THE REQUEST. For every line in the data below that contains "this", copy the line.

(Source code of charts)
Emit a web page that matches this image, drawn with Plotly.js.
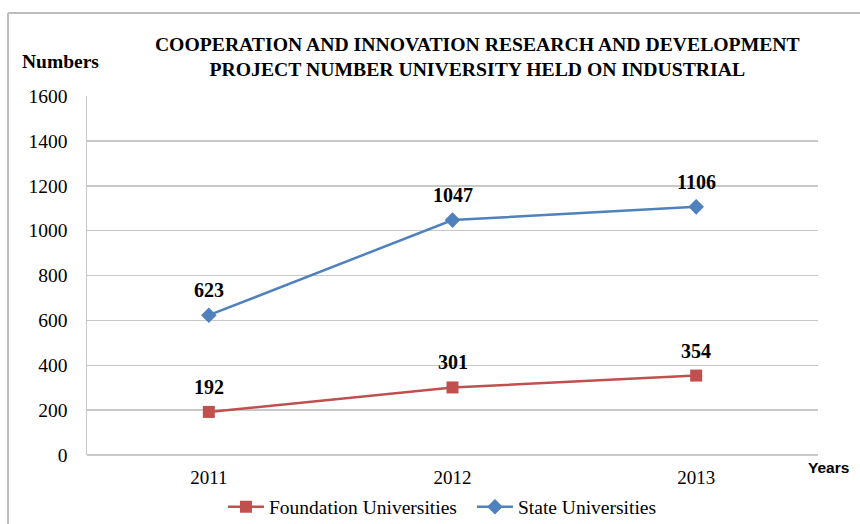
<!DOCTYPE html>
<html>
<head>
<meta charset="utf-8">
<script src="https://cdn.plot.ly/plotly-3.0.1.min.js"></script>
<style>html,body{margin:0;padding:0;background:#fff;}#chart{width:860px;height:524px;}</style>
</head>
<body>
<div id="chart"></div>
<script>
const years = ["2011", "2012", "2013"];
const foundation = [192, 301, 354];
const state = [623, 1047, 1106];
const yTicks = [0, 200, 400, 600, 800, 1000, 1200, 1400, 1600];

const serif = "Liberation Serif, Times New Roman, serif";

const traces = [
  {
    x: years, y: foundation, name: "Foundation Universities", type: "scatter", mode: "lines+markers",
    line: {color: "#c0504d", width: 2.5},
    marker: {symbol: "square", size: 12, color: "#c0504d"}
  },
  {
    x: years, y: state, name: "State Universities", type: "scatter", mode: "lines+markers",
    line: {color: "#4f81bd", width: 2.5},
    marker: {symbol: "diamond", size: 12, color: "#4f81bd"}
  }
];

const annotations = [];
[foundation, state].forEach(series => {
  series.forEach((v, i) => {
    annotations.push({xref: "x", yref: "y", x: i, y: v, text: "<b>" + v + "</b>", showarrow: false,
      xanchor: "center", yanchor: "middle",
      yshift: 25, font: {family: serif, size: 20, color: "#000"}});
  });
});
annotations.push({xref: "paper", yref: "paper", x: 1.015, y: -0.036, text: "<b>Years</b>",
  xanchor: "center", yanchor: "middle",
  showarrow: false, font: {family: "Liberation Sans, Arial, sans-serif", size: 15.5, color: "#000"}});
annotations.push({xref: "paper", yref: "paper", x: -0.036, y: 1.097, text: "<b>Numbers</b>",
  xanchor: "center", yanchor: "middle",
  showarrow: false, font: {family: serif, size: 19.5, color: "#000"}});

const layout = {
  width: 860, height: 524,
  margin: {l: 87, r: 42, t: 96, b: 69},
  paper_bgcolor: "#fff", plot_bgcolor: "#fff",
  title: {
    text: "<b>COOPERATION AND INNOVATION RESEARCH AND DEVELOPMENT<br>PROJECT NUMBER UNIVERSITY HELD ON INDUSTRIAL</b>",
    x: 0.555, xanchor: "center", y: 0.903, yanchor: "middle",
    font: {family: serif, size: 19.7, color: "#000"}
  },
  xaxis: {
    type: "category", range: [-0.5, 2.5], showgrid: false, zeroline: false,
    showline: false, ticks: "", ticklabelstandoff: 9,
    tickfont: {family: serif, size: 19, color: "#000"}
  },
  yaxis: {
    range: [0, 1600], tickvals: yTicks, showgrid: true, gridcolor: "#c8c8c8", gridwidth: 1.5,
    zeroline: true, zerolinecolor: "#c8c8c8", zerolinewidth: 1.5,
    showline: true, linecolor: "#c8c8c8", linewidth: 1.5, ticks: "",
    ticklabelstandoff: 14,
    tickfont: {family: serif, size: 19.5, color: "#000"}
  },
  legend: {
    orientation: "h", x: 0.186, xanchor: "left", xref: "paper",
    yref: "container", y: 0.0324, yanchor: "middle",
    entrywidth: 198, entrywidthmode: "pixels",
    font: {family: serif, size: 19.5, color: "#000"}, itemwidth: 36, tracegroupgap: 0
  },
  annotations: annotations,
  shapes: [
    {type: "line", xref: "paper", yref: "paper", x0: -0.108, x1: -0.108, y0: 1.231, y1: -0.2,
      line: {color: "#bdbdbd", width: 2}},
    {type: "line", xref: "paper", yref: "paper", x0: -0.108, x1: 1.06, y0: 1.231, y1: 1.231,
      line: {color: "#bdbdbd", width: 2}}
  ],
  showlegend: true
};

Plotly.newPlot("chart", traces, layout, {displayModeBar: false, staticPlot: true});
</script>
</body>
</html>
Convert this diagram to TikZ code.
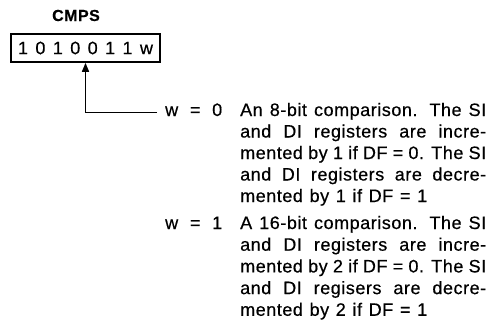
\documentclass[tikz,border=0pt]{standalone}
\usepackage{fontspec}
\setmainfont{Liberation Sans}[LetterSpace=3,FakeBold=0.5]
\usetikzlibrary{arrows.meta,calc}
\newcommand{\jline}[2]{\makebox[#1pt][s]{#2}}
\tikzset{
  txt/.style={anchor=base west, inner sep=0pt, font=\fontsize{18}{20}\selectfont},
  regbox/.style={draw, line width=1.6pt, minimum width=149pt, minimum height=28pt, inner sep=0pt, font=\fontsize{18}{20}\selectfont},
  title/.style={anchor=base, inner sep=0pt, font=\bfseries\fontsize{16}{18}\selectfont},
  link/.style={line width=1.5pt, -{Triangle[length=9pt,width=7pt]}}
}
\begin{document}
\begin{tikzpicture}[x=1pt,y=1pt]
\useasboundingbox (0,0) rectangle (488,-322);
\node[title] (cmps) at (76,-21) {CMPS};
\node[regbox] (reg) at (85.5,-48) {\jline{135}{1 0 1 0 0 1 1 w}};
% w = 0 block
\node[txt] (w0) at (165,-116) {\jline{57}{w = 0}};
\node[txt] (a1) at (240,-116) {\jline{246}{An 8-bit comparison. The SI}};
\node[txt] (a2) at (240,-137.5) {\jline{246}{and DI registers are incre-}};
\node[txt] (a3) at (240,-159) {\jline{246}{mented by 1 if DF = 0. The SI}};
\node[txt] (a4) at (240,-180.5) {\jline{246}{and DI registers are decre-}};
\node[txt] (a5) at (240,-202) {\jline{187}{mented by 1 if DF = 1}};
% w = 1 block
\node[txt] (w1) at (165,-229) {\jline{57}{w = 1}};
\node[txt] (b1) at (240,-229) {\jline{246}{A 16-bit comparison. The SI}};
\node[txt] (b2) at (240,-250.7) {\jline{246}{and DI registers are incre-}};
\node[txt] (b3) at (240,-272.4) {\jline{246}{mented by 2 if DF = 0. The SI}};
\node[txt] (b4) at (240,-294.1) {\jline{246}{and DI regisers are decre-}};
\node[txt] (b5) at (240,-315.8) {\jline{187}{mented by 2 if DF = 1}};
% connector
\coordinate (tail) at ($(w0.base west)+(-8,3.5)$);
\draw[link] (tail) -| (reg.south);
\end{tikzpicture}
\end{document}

WORKED ANSWER.
Emit a web page that matches this image, drawn with Plotly.js.
Convert this diagram to TikZ code.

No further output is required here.